Golf giveth and golf taketh away
Updated: Feb 19
Mark down the 17th February 2020 as another day that saw golf giveth and taketh away. The legendary Micky Wright passed away at the age of 85 on the same day the women’s game took yet another step forward with the announcement of the Women’s Amateur Latin America Championship.
Hopefully Wright was smiling as she went to that great champions’ locker room in the sky.
It’s been a good start to the year for women’s golf with a much-improved Ladies European Tour schedule thanks to the merger with the LPGA, and Inbee Park getting her 20th career LPGA win. The Women’s Amateur Latin America Championship is further good news.
We’ve all got a long list of golfers we wish we’d seen play in their prime. Mickey Wright features on mine alongside Babe Zaharias and Joyce Wethered. They were three of the best swingers of a golf club in the history of this game. However, they hardly get mentioned in any greatest golf swing ever discussion because men dominate that conversation.

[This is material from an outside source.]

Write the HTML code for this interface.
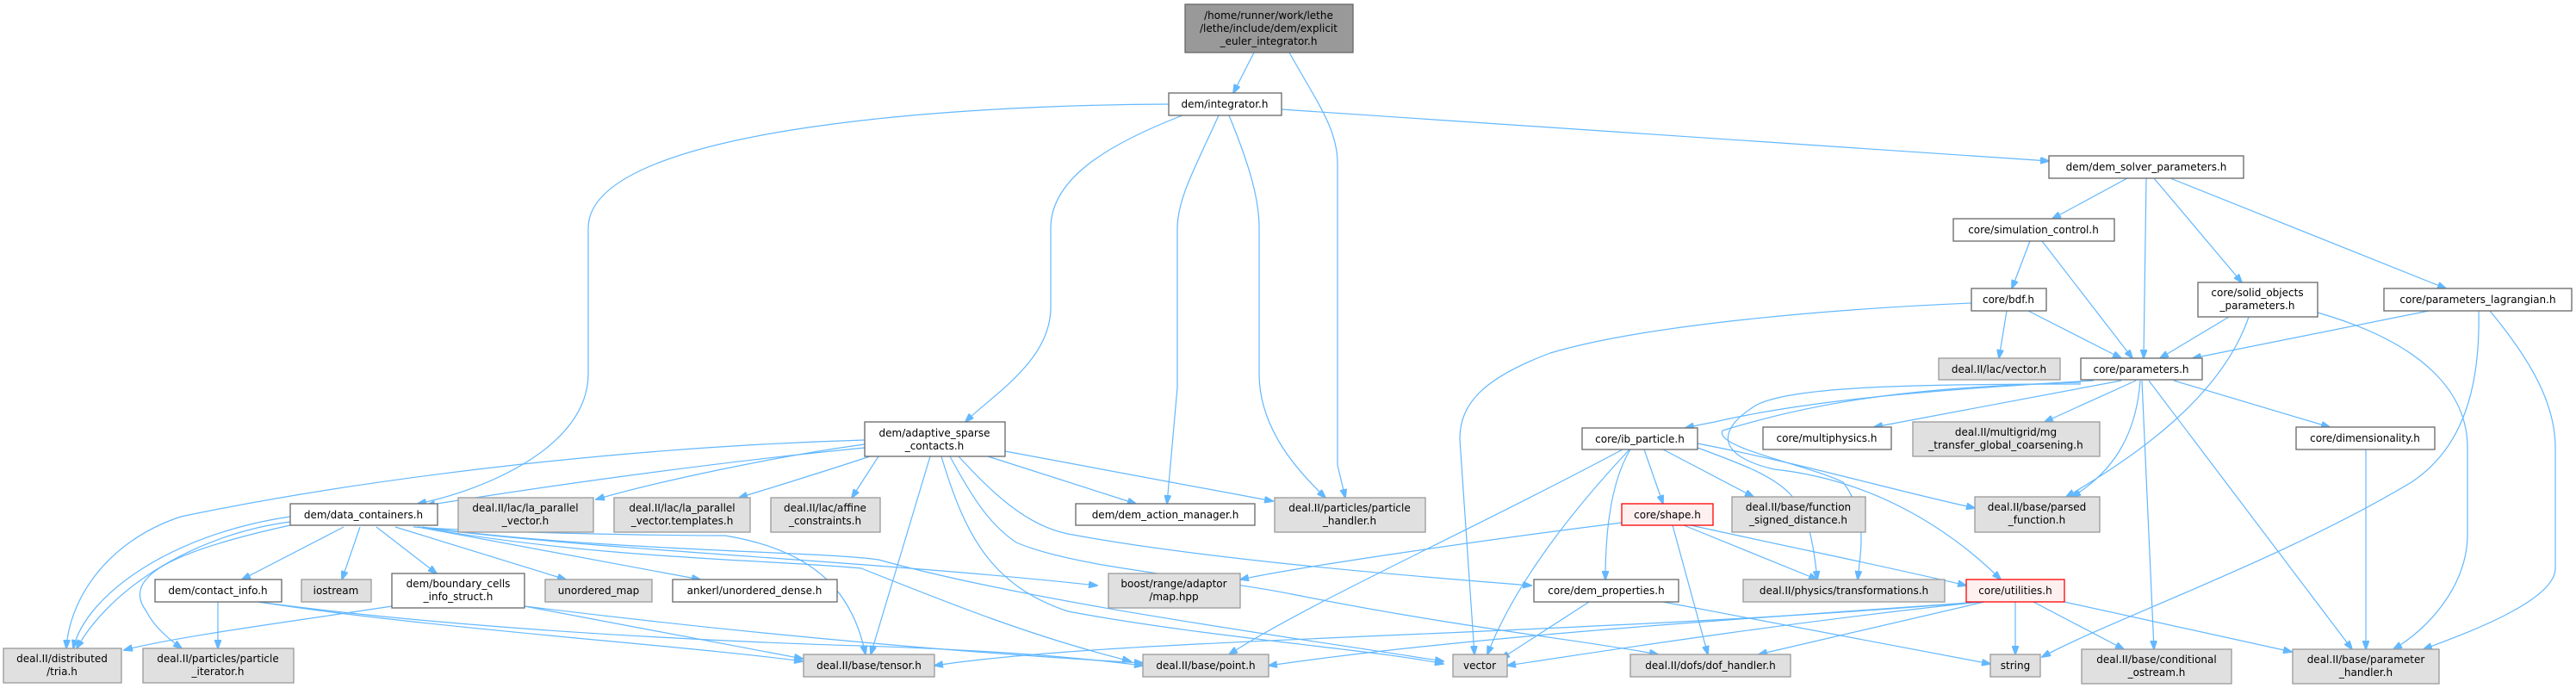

Tiger Woods trying to break out of a tie with Sam Snead for all-time tournament PGA Tour victories with 82 has been the buzz in men’s golf for a while. That happens to be the number of LPGA wins Wright had in her distinguished career.
For all the talk of Wright’s four U.S. Open wins among 13 major victories, her prodigious length off the tee, and the fact she was the first player to be fined by the LPGA, what she did to help grow the LPGA will be her legacy to this great game.

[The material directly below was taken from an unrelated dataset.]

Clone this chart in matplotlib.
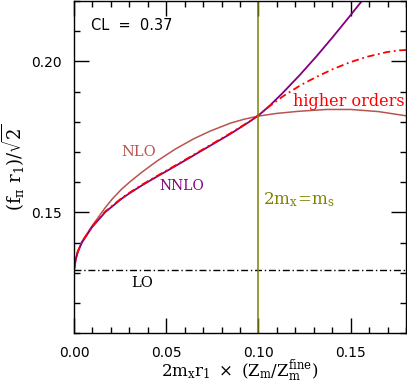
import matplotlib
matplotlib.use("Agg")
import matplotlib.pyplot as plt
from matplotlib.ticker import MultipleLocator

# values
lo_y = 0.1308
ms_x = 0.10
cl_text = "CL  =  0.37"

nlo_x = [0.0, 0.001, 0.002, 0.0043, 0.0098, 0.017, 0.021, 0.026, 0.0303, 0.0368,
         0.045, 0.055, 0.065, 0.0737, 0.085, 0.0925, 0.10, 0.11, 0.122, 0.137, 0.15, 0.165, 0.18]
nlo_y = [0.1308, 0.1345, 0.1368, 0.1403, 0.1455, 0.1516, 0.1546, 0.1578, 0.1601, 0.1633,
         0.1670, 0.1710, 0.1744, 0.1769, 0.1796, 0.1809, 0.1819, 0.1828, 0.1835, 0.1841, 0.1841,
         0.1834, 0.1820]

nnlo_x = [0.0, 0.001, 0.002, 0.0043, 0.0098, 0.017, 0.026, 0.0303, 0.037, 0.042, 0.052,
          0.0574, 0.0719, 0.0845, 0.0953, 0.10, 0.1062, 0.1132, 0.1224, 0.1316, 0.1403,
          0.1495, 0.156]
nnlo_y = [0.1308, 0.1345, 0.1368, 0.1400, 0.1451, 0.1501, 0.1546, 0.1564, 0.1590, 0.1608, 0.1643,
          0.1662, 0.1714, 0.1759, 0.1801, 0.1821, 0.1854, 0.1896, 0.1955, 0.2018, 0.2081,
          0.2150, 0.2200]

hi_x = [0.0, 0.001, 0.002, 0.0043, 0.0098, 0.017, 0.026, 0.0303, 0.037, 0.042, 0.052,
        0.0574, 0.0719, 0.0845, 0.0953, 0.10, 0.1067, 0.1134, 0.123, 0.1318, 0.1405,
        0.1495, 0.1585, 0.1694, 0.1766, 0.18]
hi_y = [0.1308, 0.1345, 0.1369, 0.1402, 0.1453, 0.1503, 0.1548, 0.1566, 0.1592, 0.1610, 0.1645,
        0.1664, 0.1716, 0.1761, 0.1802, 0.1822, 0.1855, 0.1885, 0.1922, 0.1950, 0.1975,
        0.1997, 0.2015, 0.2031, 0.2037, 0.2038]

plt.rcParams['mathtext.fontset'] = 'dejavuserif'

fig = plt.figure(figsize=(4.07, 3.83), dpi=100)
ax = fig.add_axes([0.1818, 0.1305, 0.8157, 0.8665])

ax.plot(nlo_x, nlo_y, color='#b85450', lw=1.1)
ax.plot(nnlo_x, nnlo_y, color='#800080', lw=1.3)
ax.plot(hi_x, hi_y, color='#ff0000', lw=1.3, dashes=(4, 2, 1, 2))
ax.axhline(lo_y, color='black', lw=1.0, dashes=(5, 2, 1, 2))
ax.axvline(ms_x, color='#808000', lw=1.1)

ax.set_xlim(0, 0.18)
ax.set_ylim(0.11, 0.22)
ax.xaxis.set_major_locator(MultipleLocator(0.05))
ax.xaxis.set_minor_locator(MultipleLocator(0.01))
ax.yaxis.set_major_locator(MultipleLocator(0.05))
ax.yaxis.set_minor_locator(MultipleLocator(0.01))
ax.xaxis.set_major_formatter(plt.FormatStrFormatter('%.2f'))
ax.yaxis.set_major_formatter(plt.FormatStrFormatter('%.2f'))
ax.tick_params(which='both', direction='in', top=True, right=True, width=1.0, labelsize=10)
ax.tick_params(which='major', length=11, pad=9)
ax.tick_params(which='minor', length=4)
for s in ax.spines.values():
    s.set_linewidth(1.0)

ax.set_xlabel(r'$\mathrm{2m_x r_1\ \times\ (Z_m/Z_m^{fine})}$', fontsize=12, labelpad=-1)
ax.set_ylabel(r'$\mathrm{(f_\pi\ r_1)/\sqrt{2}}$', fontsize=13, labelpad=3)

ax.text(0.0092, 0.212, cl_text, fontsize=10.5, va='center', ha='left')
ax.text(0.0352, 0.1699, 'NLO', color='#b85450', fontsize=10.5, family='DejaVu Serif',
        ha='center', va='center')
ax.text(0.0585, 0.1586, 'NNLO', color='#800080', fontsize=10, family='DejaVu Serif',
        ha='center', va='center')
ax.text(0.0371, 0.1265, 'LO', color='black', fontsize=10.5, family='DejaVu Serif',
        ha='center', va='center')
ax.text(0.1790, 0.1868, 'higher orders', color='#ff0000', fontsize=11.5, family='DejaVu Serif',
        ha='right', va='center')
ax.text(0.1024, 0.1543, r'$\mathrm{2m_x\!=\!m_s}$', color='#808000', fontsize=12,
        ha='left', va='center')

fig.savefig("out.png", dpi=100)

That’s why yesterday’s Women’s Amateur Latin America Championship announcement was perhaps fitting on the day Wright passed away.

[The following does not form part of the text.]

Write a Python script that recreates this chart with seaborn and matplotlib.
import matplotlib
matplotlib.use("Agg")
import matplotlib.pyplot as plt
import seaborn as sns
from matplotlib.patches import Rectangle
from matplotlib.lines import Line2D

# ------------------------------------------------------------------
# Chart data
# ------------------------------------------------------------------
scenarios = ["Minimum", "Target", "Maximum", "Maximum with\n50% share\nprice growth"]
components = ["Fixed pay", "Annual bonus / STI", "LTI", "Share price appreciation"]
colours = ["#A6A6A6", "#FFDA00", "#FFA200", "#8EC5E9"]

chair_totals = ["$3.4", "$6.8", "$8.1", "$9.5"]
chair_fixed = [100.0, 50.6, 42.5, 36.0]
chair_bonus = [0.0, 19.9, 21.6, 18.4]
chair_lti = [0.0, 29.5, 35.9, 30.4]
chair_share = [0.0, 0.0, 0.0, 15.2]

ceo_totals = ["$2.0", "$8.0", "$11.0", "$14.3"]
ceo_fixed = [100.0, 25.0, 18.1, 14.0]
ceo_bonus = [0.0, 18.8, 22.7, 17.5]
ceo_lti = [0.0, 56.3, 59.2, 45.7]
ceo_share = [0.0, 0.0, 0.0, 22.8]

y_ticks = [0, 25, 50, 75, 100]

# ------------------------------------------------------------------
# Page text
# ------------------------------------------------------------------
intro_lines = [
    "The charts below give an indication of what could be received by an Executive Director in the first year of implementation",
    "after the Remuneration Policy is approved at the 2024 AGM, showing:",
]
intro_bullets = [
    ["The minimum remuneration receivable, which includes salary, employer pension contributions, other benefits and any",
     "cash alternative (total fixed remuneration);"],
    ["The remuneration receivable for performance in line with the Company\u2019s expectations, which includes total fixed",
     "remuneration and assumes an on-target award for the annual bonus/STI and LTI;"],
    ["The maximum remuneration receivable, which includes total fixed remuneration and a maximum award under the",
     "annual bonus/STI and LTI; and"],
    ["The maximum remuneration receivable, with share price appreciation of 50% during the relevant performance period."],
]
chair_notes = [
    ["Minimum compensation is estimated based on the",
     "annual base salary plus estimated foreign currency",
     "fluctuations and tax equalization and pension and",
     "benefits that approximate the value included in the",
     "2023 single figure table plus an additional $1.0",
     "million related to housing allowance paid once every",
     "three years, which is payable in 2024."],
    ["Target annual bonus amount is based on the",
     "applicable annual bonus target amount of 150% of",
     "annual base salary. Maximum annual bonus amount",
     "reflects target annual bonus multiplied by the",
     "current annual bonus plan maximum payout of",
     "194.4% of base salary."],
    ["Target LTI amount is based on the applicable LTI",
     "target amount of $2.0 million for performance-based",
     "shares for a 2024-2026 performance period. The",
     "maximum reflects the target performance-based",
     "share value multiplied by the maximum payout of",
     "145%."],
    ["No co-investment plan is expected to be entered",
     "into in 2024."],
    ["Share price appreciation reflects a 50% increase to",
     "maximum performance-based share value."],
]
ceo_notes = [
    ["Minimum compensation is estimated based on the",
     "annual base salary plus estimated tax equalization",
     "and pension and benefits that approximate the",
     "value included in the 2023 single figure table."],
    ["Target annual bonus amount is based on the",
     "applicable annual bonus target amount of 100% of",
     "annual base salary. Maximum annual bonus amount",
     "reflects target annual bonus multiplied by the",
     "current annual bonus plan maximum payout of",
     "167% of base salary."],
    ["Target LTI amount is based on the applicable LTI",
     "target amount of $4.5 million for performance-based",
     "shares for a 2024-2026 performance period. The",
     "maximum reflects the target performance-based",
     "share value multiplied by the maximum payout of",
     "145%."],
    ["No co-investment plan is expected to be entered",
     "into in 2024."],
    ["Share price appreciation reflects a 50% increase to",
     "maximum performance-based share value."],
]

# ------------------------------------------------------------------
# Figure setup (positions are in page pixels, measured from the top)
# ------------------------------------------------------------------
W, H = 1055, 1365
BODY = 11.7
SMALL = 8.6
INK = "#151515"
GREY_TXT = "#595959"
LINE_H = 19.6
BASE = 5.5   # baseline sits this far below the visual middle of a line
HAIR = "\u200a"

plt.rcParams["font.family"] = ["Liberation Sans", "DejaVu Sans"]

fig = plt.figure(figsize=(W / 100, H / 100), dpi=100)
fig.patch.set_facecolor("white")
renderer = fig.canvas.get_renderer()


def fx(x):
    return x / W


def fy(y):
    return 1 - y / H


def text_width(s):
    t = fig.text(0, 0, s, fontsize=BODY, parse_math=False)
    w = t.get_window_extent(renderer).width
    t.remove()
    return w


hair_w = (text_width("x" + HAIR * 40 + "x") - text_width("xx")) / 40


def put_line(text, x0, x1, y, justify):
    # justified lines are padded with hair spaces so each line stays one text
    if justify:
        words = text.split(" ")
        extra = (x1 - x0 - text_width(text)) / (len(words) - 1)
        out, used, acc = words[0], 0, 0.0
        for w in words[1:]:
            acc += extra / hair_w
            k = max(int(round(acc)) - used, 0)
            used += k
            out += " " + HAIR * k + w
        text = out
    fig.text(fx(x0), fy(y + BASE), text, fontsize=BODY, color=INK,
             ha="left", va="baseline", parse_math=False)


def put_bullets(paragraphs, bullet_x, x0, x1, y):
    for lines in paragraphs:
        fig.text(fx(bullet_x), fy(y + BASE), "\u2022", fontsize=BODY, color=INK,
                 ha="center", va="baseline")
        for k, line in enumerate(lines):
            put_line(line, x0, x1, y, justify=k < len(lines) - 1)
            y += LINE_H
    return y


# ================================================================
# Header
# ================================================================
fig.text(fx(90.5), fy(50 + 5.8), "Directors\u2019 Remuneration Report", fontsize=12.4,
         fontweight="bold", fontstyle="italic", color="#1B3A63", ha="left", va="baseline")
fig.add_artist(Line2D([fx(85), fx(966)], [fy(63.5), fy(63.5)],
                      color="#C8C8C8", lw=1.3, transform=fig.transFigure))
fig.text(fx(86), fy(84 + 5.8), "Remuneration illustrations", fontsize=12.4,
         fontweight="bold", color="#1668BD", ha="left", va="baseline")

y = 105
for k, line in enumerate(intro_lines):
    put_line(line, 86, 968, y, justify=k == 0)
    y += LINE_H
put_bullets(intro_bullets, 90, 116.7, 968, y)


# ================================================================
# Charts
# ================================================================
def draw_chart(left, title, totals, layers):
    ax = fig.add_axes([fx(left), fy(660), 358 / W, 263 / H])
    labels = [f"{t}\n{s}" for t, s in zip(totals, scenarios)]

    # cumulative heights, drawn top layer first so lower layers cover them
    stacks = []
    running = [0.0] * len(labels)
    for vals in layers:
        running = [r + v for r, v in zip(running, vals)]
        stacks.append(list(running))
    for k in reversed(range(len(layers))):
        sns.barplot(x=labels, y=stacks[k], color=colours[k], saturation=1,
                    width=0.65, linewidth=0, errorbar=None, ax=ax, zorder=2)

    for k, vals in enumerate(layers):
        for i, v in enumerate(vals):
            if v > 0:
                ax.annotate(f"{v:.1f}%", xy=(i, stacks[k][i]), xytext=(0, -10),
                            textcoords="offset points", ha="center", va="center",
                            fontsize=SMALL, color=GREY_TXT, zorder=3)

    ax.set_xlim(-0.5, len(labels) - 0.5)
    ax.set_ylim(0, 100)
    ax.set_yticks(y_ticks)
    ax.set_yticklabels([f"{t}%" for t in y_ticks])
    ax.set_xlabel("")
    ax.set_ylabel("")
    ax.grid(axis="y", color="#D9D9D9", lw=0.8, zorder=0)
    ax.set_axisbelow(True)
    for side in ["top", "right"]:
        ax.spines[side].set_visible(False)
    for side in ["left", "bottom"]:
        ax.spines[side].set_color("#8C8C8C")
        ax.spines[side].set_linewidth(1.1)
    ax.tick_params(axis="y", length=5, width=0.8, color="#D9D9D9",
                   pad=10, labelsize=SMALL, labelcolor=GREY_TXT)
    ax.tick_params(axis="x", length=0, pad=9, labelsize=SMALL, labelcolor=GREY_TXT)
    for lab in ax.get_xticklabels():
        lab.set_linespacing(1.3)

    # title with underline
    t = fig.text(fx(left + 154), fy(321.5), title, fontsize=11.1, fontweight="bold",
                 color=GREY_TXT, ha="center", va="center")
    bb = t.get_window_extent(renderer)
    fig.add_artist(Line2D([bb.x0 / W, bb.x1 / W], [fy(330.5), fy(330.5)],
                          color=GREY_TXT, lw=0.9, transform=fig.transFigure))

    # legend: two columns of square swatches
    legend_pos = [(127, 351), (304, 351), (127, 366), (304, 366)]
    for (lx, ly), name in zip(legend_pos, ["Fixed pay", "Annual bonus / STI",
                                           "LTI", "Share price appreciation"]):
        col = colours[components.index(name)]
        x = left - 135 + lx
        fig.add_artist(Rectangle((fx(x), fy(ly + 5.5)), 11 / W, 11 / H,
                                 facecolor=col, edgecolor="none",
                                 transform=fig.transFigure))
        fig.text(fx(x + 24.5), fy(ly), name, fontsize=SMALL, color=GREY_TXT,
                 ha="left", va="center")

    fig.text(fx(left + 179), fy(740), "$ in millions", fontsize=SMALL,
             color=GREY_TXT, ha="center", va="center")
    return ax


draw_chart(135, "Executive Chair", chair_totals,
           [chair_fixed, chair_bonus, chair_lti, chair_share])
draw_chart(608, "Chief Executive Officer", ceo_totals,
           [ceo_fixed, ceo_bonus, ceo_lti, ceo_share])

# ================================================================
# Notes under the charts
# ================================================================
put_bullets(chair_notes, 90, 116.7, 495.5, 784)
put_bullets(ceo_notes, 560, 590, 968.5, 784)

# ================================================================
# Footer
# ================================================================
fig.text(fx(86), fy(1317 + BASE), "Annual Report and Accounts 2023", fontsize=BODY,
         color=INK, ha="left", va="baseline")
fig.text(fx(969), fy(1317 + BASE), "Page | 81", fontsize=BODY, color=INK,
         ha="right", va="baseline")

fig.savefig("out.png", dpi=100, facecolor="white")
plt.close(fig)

R&A chief executive Martin Slumbers (pictured) is going to get grilled on the “Distance Insights Report” when he meets the press in his office above the Old Course’s first tee at St Andrews next week. And rightly so. However, Slumbers deserves a lot of credit for his steadfast effort to get more women and girls into golf.
The Women’s Amateur Latin America Championship presented by the R&A and the ANNIKA Foundation, to be played at Pilar Golf in Buenos Aires, Argentina from 3-6 September 2020, is part of Slumbers’ drive to grow the women’s game. He said:
“It is important for us to provide the very best women’s amateur golfers in Latin America with opportunities to compete and excel at the very highest level as part of our drive to grow and develop golf in key regions around the world.
“We have seen how the Latin America Amateur Championship has unearthed talents such as Abel Gallegos, Joaquin Niemann and Alvaro Ortiz, and so we look forward to working with the ANNIKA Foundation to replicating this success and identifying the next generation of golfers in the women’s game in the years to come.”
The fact the winner gets an exemption into next year’s AIG Women’s British Open is to be applauded.
If I have a mild criticism, it’s that this event comes five years after the men’s version was launched, albeit that’s not Slumber’s fault. Still, better late than never.
So well done Mr Slumbers. Now, how about equal prize money for men and women in the respective Open and Women’s British Open Championships?
You know it’s the right thing to do. Mickey Wright would probably have told you that.